After reading her story he asked her why she was working there.

In 2003, she began writing full time.

Cable said she usually starts from an outline when she writes, but that her characters dictate what they want to become and where the story should go.

“I grew up in a church environment,” she said. “I write about religion and spirituality with paranormal twists unearthed from my family’s history. I write about my passions, what moves me, what shoots out of me like a rocket.”

Cable said she was born in the South, a coal miner’s granddaughter.

“But my father escaped the mines, went to college and moved his family to Ohio to work for the rubber companies in 1959,” she said. “I spent every weekend as a little girl traveling back to the Appalachian Mountains.
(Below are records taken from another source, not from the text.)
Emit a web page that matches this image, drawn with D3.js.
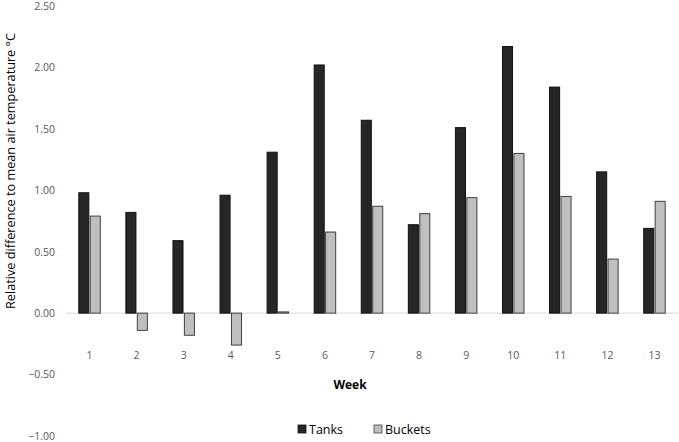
<!DOCTYPE html>
<html>
<head>
<meta charset="utf-8">
<script src="https://cdn.jsdelivr.net/npm/d3@7"></script>
<style>
  html, body { margin: 0; padding: 0; background: #fff; }
  svg { display: block; }
  text { font-family: "Open Sans", "Liberation Sans", sans-serif; }
</style>
</head>
<body>
<script>
const weeks = ["1","2","3","4","5","6","7","8","9","10","11","12","13"];
const tanks = [0.98, 0.82, 0.59, 0.96, 1.31, 2.02, 1.57, 0.72, 1.51, 2.17, 1.84, 1.15, 0.69];
const buckets = [0.79, -0.14, -0.18, -0.26, 0.01, 0.66, 0.87, 0.81, 0.94, 1.30, 0.95, 0.44, 0.91];
const yTicks = [-1.0, -0.5, 0, 0.5, 1.0, 1.5, 2.0, 2.5];
const seriesNames = ["Tanks", "Buckets"];

const W = 679, H = 442;
const svg = d3.select("body").append("svg").attr("width", W).attr("height", H);

const y = d3.scaleLinear().domain([-1, 2.5]).range([436, 6]);
const x = d3.scaleBand().domain(weeks).range([66, 678]).paddingInner(0).paddingOuter(0);
const sub = d3.scaleBand().domain(seriesNames).range([0, x.bandwidth()]).paddingInner(0.12).paddingOuter(1.12);

const fill = { Tanks: "#262626", Buckets: "#bfbfbf" };
const stroke = { Tanks: "#111", Buckets: "#404040" };

// Y axis labels
const yAxis = d3.axisLeft(y).tickValues(yTicks).tickFormat(d3.format(".2f")).tickSize(0).tickPadding(0);
const gy = svg.append("g").attr("transform", "translate(55,0)").call(yAxis);
gy.select(".domain").remove();
gy.selectAll("text").attr("fill", "#595959").style("font-size", "10.5px")
  .style("font-family", '"Open Sans", sans-serif');

// zero line
svg.append("line").attr("x1", 66).attr("x2", 679).attr("y1", y(0)).attr("y2", y(0))
  .attr("stroke", "#d9d9d9").attr("stroke-width", 1);

// bars
const data = weeks.map((w, i) => ({ week: w, Tanks: tanks[i], Buckets: buckets[i] }));
const groups = svg.append("g").selectAll("g").data(data).join("g")
  .attr("transform", d => `translate(${x(d.week)},0)`);
groups.selectAll("rect").data(d => seriesNames.map(k => ({ key: k, value: d[k] }))).join("rect")
  .attr("x", d => sub(d.key))
  .attr("width", sub.bandwidth())
  .attr("y", d => y(Math.max(0, d.value)))
  .attr("height", d => Math.abs(y(d.value) - y(0)))
  .attr("fill", d => fill[d.key])
  .attr("stroke", d => stroke[d.key])
  .attr("stroke-width", 1);

// X axis labels
const xAxis = d3.axisBottom(x).tickSize(0).tickPadding(0);
const gx = svg.append("g").attr("transform", "translate(0,352)").call(xAxis);
gx.select(".domain").remove();
gx.selectAll("text").attr("fill", "#595959").style("font-size", "10.5px")
  .style("font-family", '"Open Sans", sans-serif');

// Axis titles
svg.append("text").attr("x", 350).attr("y", 389).attr("text-anchor", "middle")
  .style("font-size", "12px").style("font-weight", "bold").attr("fill", "#000").text("Week");
svg.append("text").attr("transform", "translate(15,171) rotate(-90)").attr("text-anchor", "middle")
  .style("font-size", "12.7px").attr("fill", "#000").text("Relative difference to mean air temperature °C");

// Legend
const legend = svg.append("g");
const legX = [298, 374];
seriesNames.forEach((k, i) => {
  legend.append("rect").attr("x", legX[i]).attr("y", 425).attr("width", 8).attr("height", 8)
    .attr("fill", fill[k]).attr("stroke", stroke[k]).attr("stroke-width", 0.8);
  legend.append("text").attr("x", legX[i] + 11).attr("y", 434)
    .style("font-size", "12.5px").attr("fill", "#000").text(k);
});
</script>
</body>
</html>
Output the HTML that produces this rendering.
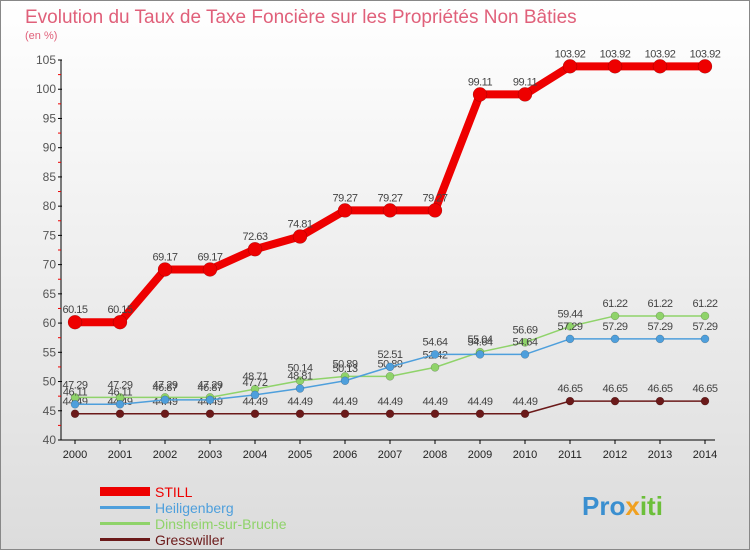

My memories of childhood run as strong as a steel-belted radial tire and as deep as an Appalachian swimming hole. As a little girl, I was a transplanted hick in a Yankee schoolroom. I grew up in the North. So my influence comes naturally from both regions.”

Cable said the biggest challenge to her as a writer is keeping down her word count.

“ ‘Televenge’ was published at over 600 pages,” she said. “But to me, and fortunately to my publisher, every word mattered. My new novel, ‘The Sanctum,’ weighs in at just over 300 pages. Still, I had to cut a lot. But I file away all those cuts to be used in another story. I don’t kill my babies as they say in the business. I hid them.”

Her novel, “Televenge” drew national attention from CBS Atlanta, Fox News and an array of worldwide media outlets.

Her newest novel “The Sanctum” takes place in 1946 when Neeley McPherson, 5, accidentally killed her parents.

She is thrown into the care of her scheming and alcoholic grandfather. Gideon, an elderly black man, watches out for her.

In 1959, as equal rights heats up the South, authorities accuse Gideon of stealing a watch and using a whites only restroom.

Neeley, 13, determines to break him out of jail.

The infamous Catfish Cole, Ku Klux Klan grand dragon of the Carolinas, pursues Neeley and Gideon in their courageous escape to the frozen Blue Ridge Mountains.

After Gideon’s truck hits ice and careens down a steep slope, they travel on foot through a blizzard, and arrive at a farm of sorts – a wolf sanctuary, where Neeley crosses the bridge between the real and the supernatural. On this cascading landscape, she discovers her grandfather’s deception, confronts the Klan, finds her faith in God and uncovers the shocking secrets of the family who befriends her.

“It’s set during a volatile time in American history,” Cable said.

Cable said during her research, she discovered that the county in which Neeley lived there was a man who was ordained into a church and was also a grand dragon of the KKK.

“I wrote him into the novel as being her pastor,” she said.

Cable is planning a launch of her book on June 9 in Florala.